TO DO: Your copy of the material below should match it exactly, except that it holds no pictures.

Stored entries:
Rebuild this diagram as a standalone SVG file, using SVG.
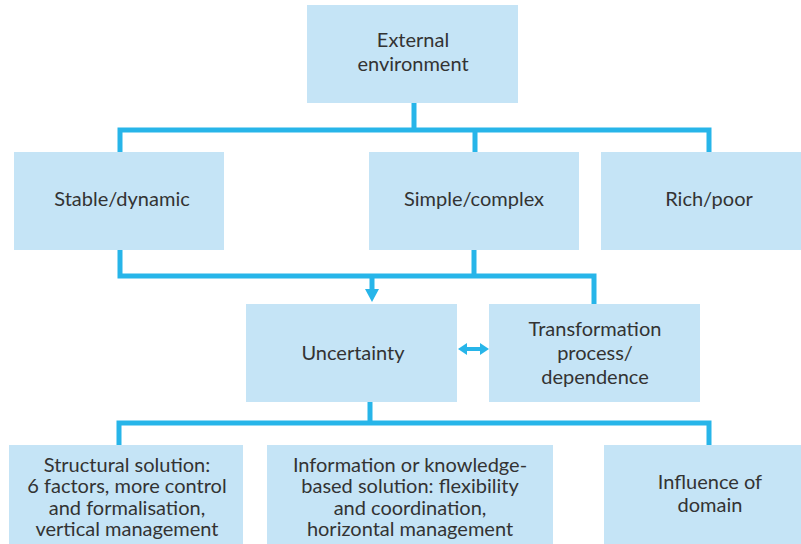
<svg xmlns="http://www.w3.org/2000/svg" width="801" height="544" viewBox="0 0 801 544">
  <defs>
    <style>
      .box { fill: #c5e4f6; }
      .lbl { font-family: Lato, "Open Sans", sans-serif; font-size: 20px; fill: #333; text-anchor: middle; }
      .wire { fill: none; stroke: #27b5e9; stroke-width: 5; }
      .head { fill: #27b5e9; }
    </style>
  </defs>
  <rect width="801" height="544" fill="#fff"/>

  <!-- connectors -->
  <g id="connectors">
    <!-- top fan-out -->
    <path class="wire" d="M414 103 V130 M120 152 V130 H709 V152 M475 130 V152"/>
    <!-- second tier merge into Uncertainty / Transformation -->
    <path class="wire" d="M120 250 V276 H594 V304 M474 250 V276 M372 276 V290"/>
    <polygon class="head" points="365,289 379,289 372,302"/>
    <!-- two-way link -->
    <path class="wire" style="stroke-width:4" d="M464 349 H483"/>
    <polygon class="head" points="458,349 467,343 467,355"/>
    <polygon class="head" points="489,349 480,343 480,355"/>
    <!-- bottom fan-out -->
    <path class="wire" d="M370 402 V423 M119 445 V423 H709 V445"/>
  </g>

  <g id="external">
    <rect class="box" x="307" y="5" width="211" height="98"/>
    <text class="lbl" x="413" y="47">External</text>
    <text class="lbl" x="413" y="71">environment</text>
  </g>
  <g id="stable">
    <rect class="box" x="14" y="152" width="210" height="98"/>
    <text class="lbl" x="122" y="206">Stable/dynamic</text>
  </g>
  <g id="simple">
    <rect class="box" x="369" y="152" width="210" height="98"/>
    <text class="lbl" x="474" y="206">Simple/complex</text>
  </g>
  <g id="rich">
    <rect class="box" x="601" y="152" width="200" height="98"/>
    <text class="lbl" x="709" y="206">Rich/poor</text>
  </g>
  <g id="uncertainty">
    <rect class="box" x="246" y="304" width="211" height="98"/>
    <text class="lbl" x="353" y="360">Uncertainty</text>
  </g>
  <g id="transformation">
    <rect class="box" x="489" y="304" width="211" height="98"/>
    <text class="lbl" x="595" y="336">Transformation</text>
    <text class="lbl" x="595" y="360">process/</text>
    <text class="lbl" x="595" y="384">dependence</text>
  </g>
  <g id="structural">
    <rect class="box" x="9" y="445" width="234" height="99"/>
    <text class="lbl" x="127" y="472">Structural solution:</text>
    <text class="lbl" x="127" y="493">6 factors, more control</text>
    <text class="lbl" x="127" y="515">and formalisation,</text>
    <text class="lbl" x="127" y="536">vertical management</text>
  </g>
  <g id="information">
    <rect class="box" x="267" y="445" width="286" height="99"/>
    <text class="lbl" x="410" y="472">Information or knowledge-</text>
    <text class="lbl" x="410" y="493">based solution: flexibility</text>
    <text class="lbl" x="410" y="515">and coordination,</text>
    <text class="lbl" x="410" y="536">horizontal management</text>
  </g>
  <g id="domain">
    <rect class="box" x="604" y="445" width="197" height="99"/>
    <text class="lbl" x="710" y="489">Influence of</text>
    <text class="lbl" x="710" y="512">domain</text>
  </g>
</svg>
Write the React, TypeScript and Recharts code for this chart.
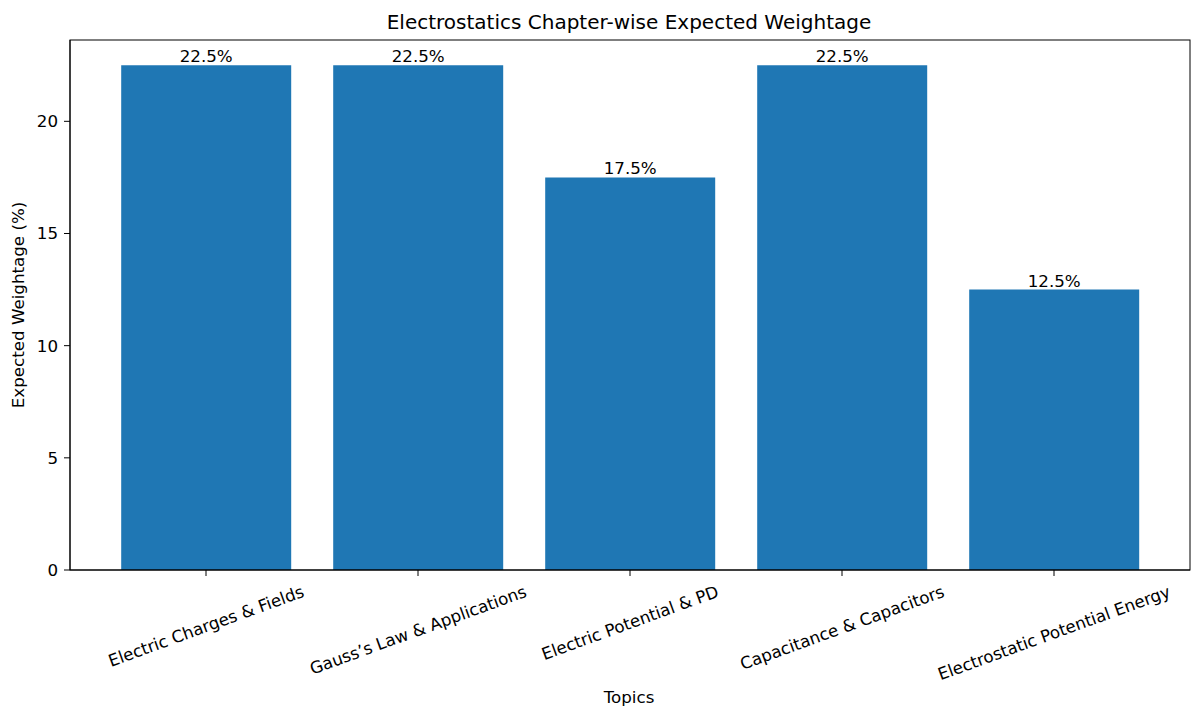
import React from "react";
import { BarChart, Bar, XAxis, YAxis, LabelList } from "recharts";

const topics = [
  "Electric Charges & Fields",
  "Gauss\u2019s Law & Applications",
  "Electric Potential & PD",
  "Capacitance & Capacitors",
  "Electrostatic Potential Energy",
];
const weightage = [22.5, 22.5, 17.5, 22.5, 12.5];
const yTicks = [0, 5, 10, 15, 20];

const data = topics.map((t, i) => ({ topic: t, value: weightage[i] }));

const FONT = "DejaVu Sans, sans-serif";
const FS = 16.7;

let ctx: CanvasRenderingContext2D | null = null;
function measure(s: string): number {
  if (!ctx) {
    const c = document.createElement("canvas");
    ctx = c.getContext("2d");
  }
  if (ctx) {
    ctx.font = `${FS}px "DejaVu Sans"`;
    return ctx.measureText(s).width;
  }
  return s.length * 9.4;
}

const RotTick = (props: any) => {
  const { x, y, payload } = props;
  const label = String(payload.value);
  const w = measure(label);
  const h = FS * 1.1;
  const a = (20 * Math.PI) / 180;
  const bboxH = w * Math.sin(a) + h * Math.cos(a);
  const cy = y + 4 + bboxH / 2;
  return (
    <g>
      <line x1={x} x2={x} y1={y - 8} y2={y - 2} stroke="#000" strokeWidth={1} />
      <text
        x={x}
        y={cy}
        textAnchor="middle"
        dominantBaseline="central"
        transform={`rotate(-20, ${x}, ${cy})`}
        fontFamily={FONT}
        fontSize={FS}
        fill="#000"
      >
        {label}
      </text>
    </g>
  );
};

export default function App() {
  return (
    <div style={{ position: "absolute", left: 0, top: 0, width: 1200, height: 719, background: "#fff" }}>
      <div style={{ position: "absolute", left: 0, top: 0 }}>
        <BarChart
          width={1200}
          height={719}
          data={data}
          margin={{ top: 40, right: 10, left: 0, bottom: 0 }}
          barCategoryGap="10%"
        >
          <XAxis
            dataKey="topic"
            interval={0}
            padding={{ left: 30, right: 30 }}
            axisLine={{ stroke: "#000", strokeWidth: 1 }}
            tickLine={false}
            tick={<RotTick />}
            tickSize={8}
            tickMargin={0}
            height={149}
          />
          <YAxis
            width={70}
            domain={[0, 23.625]}
            ticks={yTicks}
            axisLine={{ stroke: "#000", strokeWidth: 1 }}
            tickLine={{ stroke: "#000" }}
            tickSize={6}
            tickMargin={6}
            tick={{ fontFamily: FONT, fontSize: FS, fill: "#000" }}
          />
          <Bar dataKey="value" fill="#1f77b4" isAnimationActive={false}>
            <LabelList
              dataKey="value"
              position="top"
              offset={3}
              formatter={(v: any) => `${Number(v).toFixed(1)}%`}
              style={{ fontFamily: FONT, fontSize: FS, fill: "#000" }}
            />
          </Bar>
        </BarChart>
      </div>
      <svg width={1200} height={719} style={{ position: "absolute", left: 0, top: 0, pointerEvents: "none" }}>
        <rect x={70} y={40} width={1120} height={530} fill="none" stroke="#000" strokeWidth={1} />
        <text x={629} y={29} textAnchor="middle" fontFamily={FONT} fontSize={20} fill="#000">
          Electrostatics Chapter-wise Expected Weightage
        </text>
        <text x={629} y={703} textAnchor="middle" fontFamily={FONT} fontSize={FS} fill="#000">
          Topics
        </text>
        <text
          x={24}
          y={305}
          textAnchor="middle"
          transform="rotate(-90, 24, 305)"
          fontFamily={FONT}
          fontSize={FS}
          fill="#000"
        >
          Expected Weightage (%)
        </text>
      </svg>
    </div>
  );
}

SOLUTION FOR THIS TASK:
Rebuild this diagram as a standalone SVG file, using SVG.
<svg xmlns="http://www.w3.org/2000/svg" width="801" height="544" viewBox="0 0 801 544">
  <defs>
    <style>
      .box { fill: #c5e4f6; }
      .lbl { font-family: Lato, "Open Sans", sans-serif; font-size: 20px; fill: #333; text-anchor: middle; }
      .wire { fill: none; stroke: #27b5e9; stroke-width: 5; }
      .head { fill: #27b5e9; }
    </style>
  </defs>
  <rect width="801" height="544" fill="#fff"/>

  <!-- connectors -->
  <g id="connectors">
    <!-- top fan-out -->
    <path class="wire" d="M414 103 V130 M120 152 V130 H709 V152 M475 130 V152"/>
    <!-- second tier merge into Uncertainty / Transformation -->
    <path class="wire" d="M120 250 V276 H594 V304 M474 250 V276 M372 276 V290"/>
    <polygon class="head" points="365,289 379,289 372,302"/>
    <!-- two-way link -->
    <path class="wire" style="stroke-width:4" d="M464 349 H483"/>
    <polygon class="head" points="458,349 467,343 467,355"/>
    <polygon class="head" points="489,349 480,343 480,355"/>
    <!-- bottom fan-out -->
    <path class="wire" d="M370 402 V423 M119 445 V423 H709 V445"/>
  </g>

  <g id="external">
    <rect class="box" x="307" y="5" width="211" height="98"/>
    <text class="lbl" x="413" y="47">External</text>
    <text class="lbl" x="413" y="71">environment</text>
  </g>
  <g id="stable">
    <rect class="box" x="14" y="152" width="210" height="98"/>
    <text class="lbl" x="122" y="206">Stable/dynamic</text>
  </g>
  <g id="simple">
    <rect class="box" x="369" y="152" width="210" height="98"/>
    <text class="lbl" x="474" y="206">Simple/complex</text>
  </g>
  <g id="rich">
    <rect class="box" x="601" y="152" width="200" height="98"/>
    <text class="lbl" x="709" y="206">Rich/poor</text>
  </g>
  <g id="uncertainty">
    <rect class="box" x="246" y="304" width="211" height="98"/>
    <text class="lbl" x="353" y="360">Uncertainty</text>
  </g>
  <g id="transformation">
    <rect class="box" x="489" y="304" width="211" height="98"/>
    <text class="lbl" x="595" y="336">Transformation</text>
    <text class="lbl" x="595" y="360">process/</text>
    <text class="lbl" x="595" y="384">dependence</text>
  </g>
  <g id="structural">
    <rect class="box" x="9" y="445" width="234" height="99"/>
    <text class="lbl" x="127" y="472">Structural solution:</text>
    <text class="lbl" x="127" y="493">6 factors, more control</text>
    <text class="lbl" x="127" y="515">and formalisation,</text>
    <text class="lbl" x="127" y="536">vertical management</text>
  </g>
  <g id="information">
    <rect class="box" x="267" y="445" width="286" height="99"/>
    <text class="lbl" x="410" y="472">Information or knowledge-</text>
    <text class="lbl" x="410" y="493">based solution: flexibility</text>
    <text class="lbl" x="410" y="515">and coordination,</text>
    <text class="lbl" x="410" y="536">horizontal management</text>
  </g>
  <g id="domain">
    <rect class="box" x="604" y="445" width="197" height="99"/>
    <text class="lbl" x="710" y="489">Influence of</text>
    <text class="lbl" x="710" y="512">domain</text>
  </g>
</svg>
Write the React, TypeScript and Recharts code for this chart.
import React from "react";
import { BarChart, Bar, XAxis, YAxis, LabelList } from "recharts";

const topics = [
  "Electric Charges & Fields",
  "Gauss\u2019s Law & Applications",
  "Electric Potential & PD",
  "Capacitance & Capacitors",
  "Electrostatic Potential Energy",
];
const weightage = [22.5, 22.5, 17.5, 22.5, 12.5];
const yTicks = [0, 5, 10, 15, 20];

const data = topics.map((t, i) => ({ topic: t, value: weightage[i] }));

const FONT = "DejaVu Sans, sans-serif";
const FS = 16.7;

let ctx: CanvasRenderingContext2D | null = null;
function measure(s: string): number {
  if (!ctx) {
    const c = document.createElement("canvas");
    ctx = c.getContext("2d");
  }
  if (ctx) {
    ctx.font = `${FS}px "DejaVu Sans"`;
    return ctx.measureText(s).width;
  }
  return s.length * 9.4;
}

const RotTick = (props: any) => {
  const { x, y, payload } = props;
  const label = String(payload.value);
  const w = measure(label);
  const h = FS * 1.1;
  const a = (20 * Math.PI) / 180;
  const bboxH = w * Math.sin(a) + h * Math.cos(a);
  const cy = y + 4 + bboxH / 2;
  return (
    <g>
      <line x1={x} x2={x} y1={y - 8} y2={y - 2} stroke="#000" strokeWidth={1} />
      <text
        x={x}
        y={cy}
        textAnchor="middle"
        dominantBaseline="central"
        transform={`rotate(-20, ${x}, ${cy})`}
        fontFamily={FONT}
        fontSize={FS}
        fill="#000"
      >
        {label}
      </text>
    </g>
  );
};

export default function App() {
  return (
    <div style={{ position: "absolute", left: 0, top: 0, width: 1200, height: 719, background: "#fff" }}>
      <div style={{ position: "absolute", left: 0, top: 0 }}>
        <BarChart
          width={1200}
          height={719}
          data={data}
          margin={{ top: 40, right: 10, left: 0, bottom: 0 }}
          barCategoryGap="10%"
        >
          <XAxis
            dataKey="topic"
            interval={0}
            padding={{ left: 30, right: 30 }}
            axisLine={{ stroke: "#000", strokeWidth: 1 }}
            tickLine={false}
            tick={<RotTick />}
            tickSize={8}
            tickMargin={0}
            height={149}
          />
          <YAxis
            width={70}
            domain={[0, 23.625]}
            ticks={yTicks}
            axisLine={{ stroke: "#000", strokeWidth: 1 }}
            tickLine={{ stroke: "#000" }}
            tickSize={6}
            tickMargin={6}
            tick={{ fontFamily: FONT, fontSize: FS, fill: "#000" }}
          />
          <Bar dataKey="value" fill="#1f77b4" isAnimationActive={false}>
            <LabelList
              dataKey="value"
              position="top"
              offset={3}
              formatter={(v: any) => `${Number(v).toFixed(1)}%`}
              style={{ fontFamily: FONT, fontSize: FS, fill: "#000" }}
            />
          </Bar>
        </BarChart>
      </div>
      <svg width={1200} height={719} style={{ position: "absolute", left: 0, top: 0, pointerEvents: "none" }}>
        <rect x={70} y={40} width={1120} height={530} fill="none" stroke="#000" strokeWidth={1} />
        <text x={629} y={29} textAnchor="middle" fontFamily={FONT} fontSize={20} fill="#000">
          Electrostatics Chapter-wise Expected Weightage
        </text>
        <text x={629} y={703} textAnchor="middle" fontFamily={FONT} fontSize={FS} fill="#000">
          Topics
        </text>
        <text
          x={24}
          y={305}
          textAnchor="middle"
          transform="rotate(-90, 24, 305)"
          fontFamily={FONT}
          fontSize={FS}
          fill="#000"
        >
          Expected Weightage (%)
        </text>
      </svg>
    </div>
  );
}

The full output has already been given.